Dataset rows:
##############################

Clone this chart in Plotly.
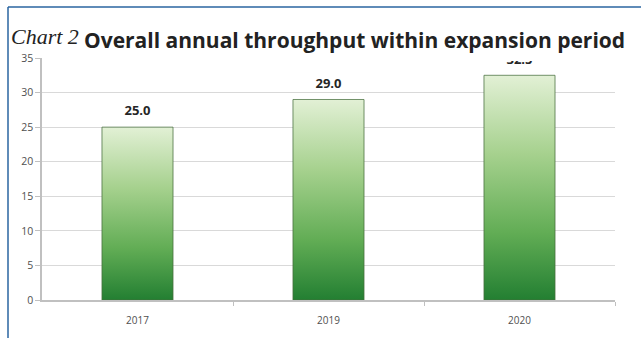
import plotly.graph_objects as go

# Chart data
years = ["2017", "2019", "2020"]
throughput = [25.0, 29.0, 32.5]
y_ticks = [0, 5, 10, 15, 20, 25, 30, 35]

W, H = 641, 338
ML, MR, MT, MB = 42, 26, 58, 38
plot_w = W - ML - MR
plot_h = H - MT - MB

def px_x(x):
    return (x - ML) / plot_w

def px_y(y):
    return (H - MB - y) / plot_h

half = 0.186  # half bar width in category units
green_scale = [[0.0, "#237f32"], [0.3, "#62ad55"], [0.65, "#a6d18e"], [1.0, "#e2f0d5"]]

fig = go.Figure()
for i, (yr, v) in enumerate(zip(years, throughput)):
    fig.add_trace(go.Scatter(
        x=[i - half, i - half, i + half, i + half, i - half],
        y=[0, v, v, 0, 0],
        mode="lines",
        fill="toself",
        fillgradient=dict(type="vertical", colorscale=green_scale, start=0, stop=v),
        line=dict(color="rgba(70,110,60,0.75)", width=1),
        hoverinfo="skip",
        showlegend=False,
    ))

# value labels above bars (invisible markers push the text upward)
fig.add_trace(go.Scatter(
    x=list(range(len(years))),
    y=throughput,
    mode="markers+text",
    marker=dict(size=12, opacity=0),
    text=[f"{v:.1f}" for v in throughput],
    textposition="top center",
    textfont=dict(family="Open Sans", size=13, color="#262626", weight="bold"),
    showlegend=False,
    hoverinfo="skip",
))

fig.update_layout(
    width=W, height=H,
    margin=dict(l=ML, r=MR, t=MT, b=MB),
    paper_bgcolor="white",
    plot_bgcolor="white",
    xaxis=dict(
        range=[-0.5, 2.5],
        tickvals=list(range(len(years))),
        ticktext=years,
        ticks="",
        ticklabelstandoff=10,
        showgrid=False,
        zeroline=False,
        showline=True,
        linecolor="#c0c0c0",
        linewidth=1.5,
        tickfont=dict(family="Open Sans", size=10, color="#505050"),
        minor=dict(tickvals=[0.5, 1.5, 2.5], ticks="outside", ticklen=4,
                   tickcolor="#c0c0c0", showgrid=False),
        fixedrange=True,
    ),
    yaxis=dict(
        range=[0, 35],
        tickvals=y_ticks,
        ticks="outside",
        ticklen=5,
        tickcolor="#c0c0c0",
        showgrid=True,
        gridcolor="#d9d9d9",
        gridwidth=1,
        zeroline=False,
        showline=True,
        linecolor="#c0c0c0",
        linewidth=1.5,
        tickfont=dict(family="Open Sans", size=10.5, color="#505050"),
        fixedrange=True,
    ),
    shapes=[
        # white band behind the title
        dict(type="rect", xref="paper", yref="paper",
             x0=px_x(77), x1=px_x(W), y0=px_y(61), y1=px_y(14),
             fillcolor="white", line=dict(width=0), layer="above"),
        # blue frame (top and left edges)
        dict(type="line", xref="paper", yref="paper",
             x0=px_x(8), x1=px_x(W), y0=px_y(7), y1=px_y(7),
             line=dict(color="#2a64a0", width=1.5), layer="above"),
        dict(type="line", xref="paper", yref="paper",
             x0=px_x(8), x1=px_x(8), y0=px_y(7), y1=px_y(H),
             line=dict(color="#2a64a0", width=1.5), layer="above"),
    ],
    annotations=[
        dict(text="<i>Chart 2</i>", xref="paper", yref="paper",
             x=px_x(9), y=px_y(36), xanchor="left", yanchor="middle",
             showarrow=False,
             font=dict(family="Liberation Serif", size=22, color="#222222")),
        dict(text="<b>Overall annual throughput within expansion period</b>",
             xref="paper", yref="paper",
             x=px_x(82), y=px_y(40), xanchor="left", yanchor="middle",
             showarrow=False,
             font=dict(family="Open Sans", size=21, color="#222222")),
    ],
)

fig.write_html("out.html")
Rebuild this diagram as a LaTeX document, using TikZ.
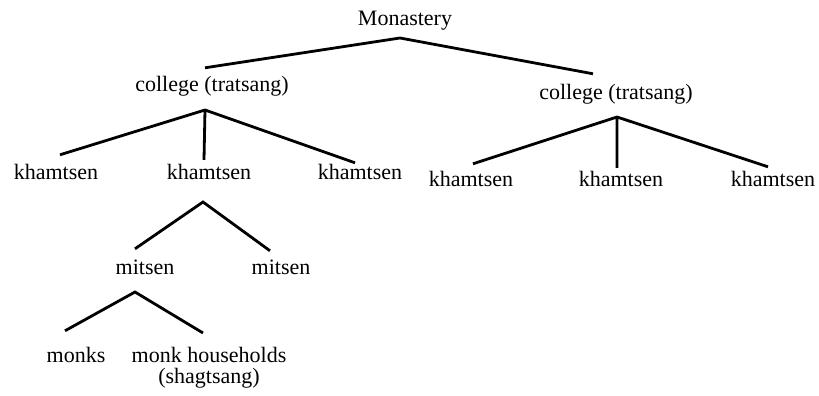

##############################

- _Task description_
Images should not appear in the copy; retype the listing above exactly.

- _Answer for the task_
Clone this chart in Plotly.
import plotly.graph_objects as go

# Chart data
years = ["2017", "2019", "2020"]
throughput = [25.0, 29.0, 32.5]
y_ticks = [0, 5, 10, 15, 20, 25, 30, 35]

W, H = 641, 338
ML, MR, MT, MB = 42, 26, 58, 38
plot_w = W - ML - MR
plot_h = H - MT - MB

def px_x(x):
    return (x - ML) / plot_w

def px_y(y):
    return (H - MB - y) / plot_h

half = 0.186  # half bar width in category units
green_scale = [[0.0, "#237f32"], [0.3, "#62ad55"], [0.65, "#a6d18e"], [1.0, "#e2f0d5"]]

fig = go.Figure()
for i, (yr, v) in enumerate(zip(years, throughput)):
    fig.add_trace(go.Scatter(
        x=[i - half, i - half, i + half, i + half, i - half],
        y=[0, v, v, 0, 0],
        mode="lines",
        fill="toself",
        fillgradient=dict(type="vertical", colorscale=green_scale, start=0, stop=v),
        line=dict(color="rgba(70,110,60,0.75)", width=1),
        hoverinfo="skip",
        showlegend=False,
    ))

# value labels above bars (invisible markers push the text upward)
fig.add_trace(go.Scatter(
    x=list(range(len(years))),
    y=throughput,
    mode="markers+text",
    marker=dict(size=12, opacity=0),
    text=[f"{v:.1f}" for v in throughput],
    textposition="top center",
    textfont=dict(family="Open Sans", size=13, color="#262626", weight="bold"),
    showlegend=False,
    hoverinfo="skip",
))

fig.update_layout(
    width=W, height=H,
    margin=dict(l=ML, r=MR, t=MT, b=MB),
    paper_bgcolor="white",
    plot_bgcolor="white",
    xaxis=dict(
        range=[-0.5, 2.5],
        tickvals=list(range(len(years))),
        ticktext=years,
        ticks="",
        ticklabelstandoff=10,
        showgrid=False,
        zeroline=False,
        showline=True,
        linecolor="#c0c0c0",
        linewidth=1.5,
        tickfont=dict(family="Open Sans", size=10, color="#505050"),
        minor=dict(tickvals=[0.5, 1.5, 2.5], ticks="outside", ticklen=4,
                   tickcolor="#c0c0c0", showgrid=False),
        fixedrange=True,
    ),
    yaxis=dict(
        range=[0, 35],
        tickvals=y_ticks,
        ticks="outside",
        ticklen=5,
        tickcolor="#c0c0c0",
        showgrid=True,
        gridcolor="#d9d9d9",
        gridwidth=1,
        zeroline=False,
        showline=True,
        linecolor="#c0c0c0",
        linewidth=1.5,
        tickfont=dict(family="Open Sans", size=10.5, color="#505050"),
        fixedrange=True,
    ),
    shapes=[
        # white band behind the title
        dict(type="rect", xref="paper", yref="paper",
             x0=px_x(77), x1=px_x(W), y0=px_y(61), y1=px_y(14),
             fillcolor="white", line=dict(width=0), layer="above"),
        # blue frame (top and left edges)
        dict(type="line", xref="paper", yref="paper",
             x0=px_x(8), x1=px_x(W), y0=px_y(7), y1=px_y(7),
             line=dict(color="#2a64a0", width=1.5), layer="above"),
        dict(type="line", xref="paper", yref="paper",
             x0=px_x(8), x1=px_x(8), y0=px_y(7), y1=px_y(H),
             line=dict(color="#2a64a0", width=1.5), layer="above"),
    ],
    annotations=[
        dict(text="<i>Chart 2</i>", xref="paper", yref="paper",
             x=px_x(9), y=px_y(36), xanchor="left", yanchor="middle",
             showarrow=False,
             font=dict(family="Liberation Serif", size=22, color="#222222")),
        dict(text="<b>Overall annual throughput within expansion period</b>",
             xref="paper", yref="paper",
             x=px_x(82), y=px_y(40), xanchor="left", yanchor="middle",
             showarrow=False,
             font=dict(family="Open Sans", size=21, color="#222222")),
    ],
)

fig.write_html("out.html")
Rebuild this diagram as a LaTeX document, using TikZ.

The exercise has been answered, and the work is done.